Koronalı günlerde en tehlikeli döneme girildiğini söylüyor bilim insanları. Bu dönemde olsun devletin halkına ve kurumlara yapacağı yardımları titiz bir biçimde açıklaması, ortaya dökmesi gerekiyor. Sağlık çalışanlarının çalışmalarının karşılığı olan her türlü güvencenin yerine getirilmesi, dükkanları kapatılan işyerleri için belli bir programın acilen yapılarak uygulamaya geçilmesi beklentilerden bazıları. Aralarında fabrika işçilerinin ve medya çalışanlarının da olduğu büyük bir işsiz kitlesi evine ekmek ve aş götürebilmek için bekliyor. Şoför esnafının sorunları da giderilmiş değil. Siz bütün bunları bir program disiplini altına almazsanız, bu konuda hazırlıklı değilseniz yapacağınız yardımlar konusunda güven vermeniz olanaksızdır. Yapacaklarınızı madde madde sıralamanız sergilemeniz gereklidir ve de mutlaka şeffaf olmanız, halklara gerçekleri anlatmanız önem taşır. Koronayı bahane ederek fırsatçılık yapanlara da göz açtırmamalısınız.

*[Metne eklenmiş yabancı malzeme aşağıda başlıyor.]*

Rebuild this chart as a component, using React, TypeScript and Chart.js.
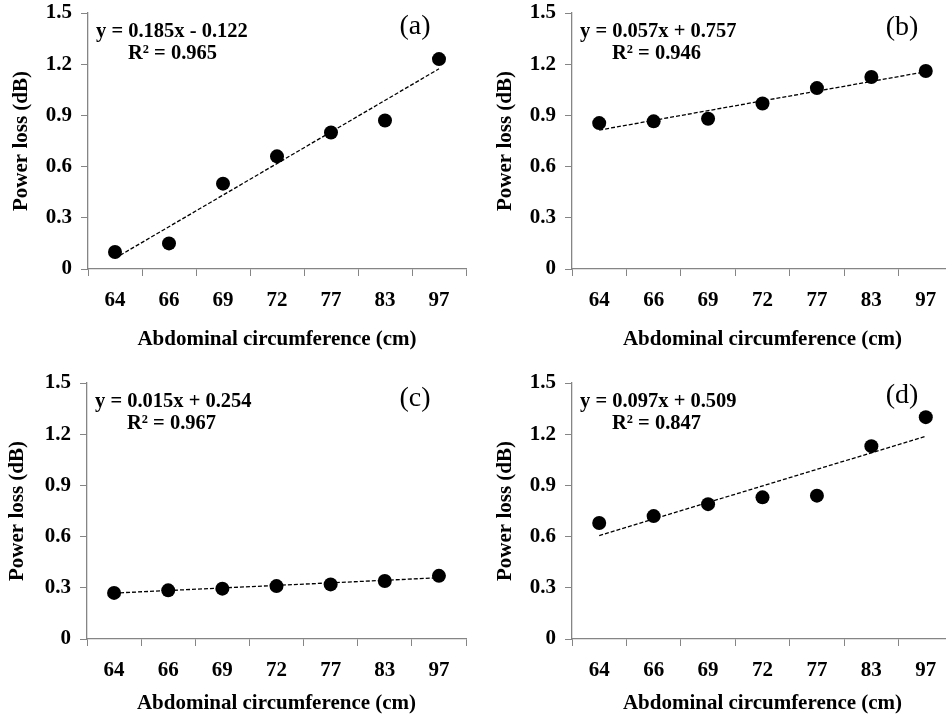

İşte böyle sevgili okur. Şu sıralar yazıp çizmenin, konuşmanın bir yararı var mı yok mu diye düşünüyorum. Zaten eve kapatıldığımızdan bu yana yurttaşların çoğu düşünüyor. Belki iyi tarafı da düşünmeyi sevmeyenler de düşünmeyi öğreniyor, düşünmeye çalışıyorlar. Bu zor günler de geçecek elbet. Asıl sorun ondan sonra nasıl bir toplumla karşılaşacağız. Irkçılığın tavan yaptığı bir dünya mı olacak karşımızda yoksa farklıların ortadan kalktığı hak ve hukukun üstünlüğüne saygı duyulan eşitlikçi sevgi dolu bir dünya mı sağlığımız elverirse bekleyip göreceğiz.

Yazıyı yine bir şiirle sonlayacağım. Edip Cansever’den “Bu Gemi Ne Zamandır Burada”

Bu gemi ne zamandır burada

Çoktan boşaltmış yükünü

Gece de olmuş, rıhtım da bomboş

Mavi bir suyun düşünü uyutur bir tayfa

Arkada, güvertede

Ah, neresinden baksam sessizlik gene.

Yürürüm usuldan, girerim bir meyhaneye

İçerde üç beş kişi

Yalnızlık üç beş kişi

Bir kadeh rakı söylerim kendime

Bir kadeh rakı daha söylerim kendime

-Söyle be! ne zamandır burda bu gemi

-Denizin değil hüznün üstünde.

Belki yarın gidecek

Bir anı gelecek bir başka anının yerine.

İnsan bazan ağlamaz mı bakıp bakıp kendine.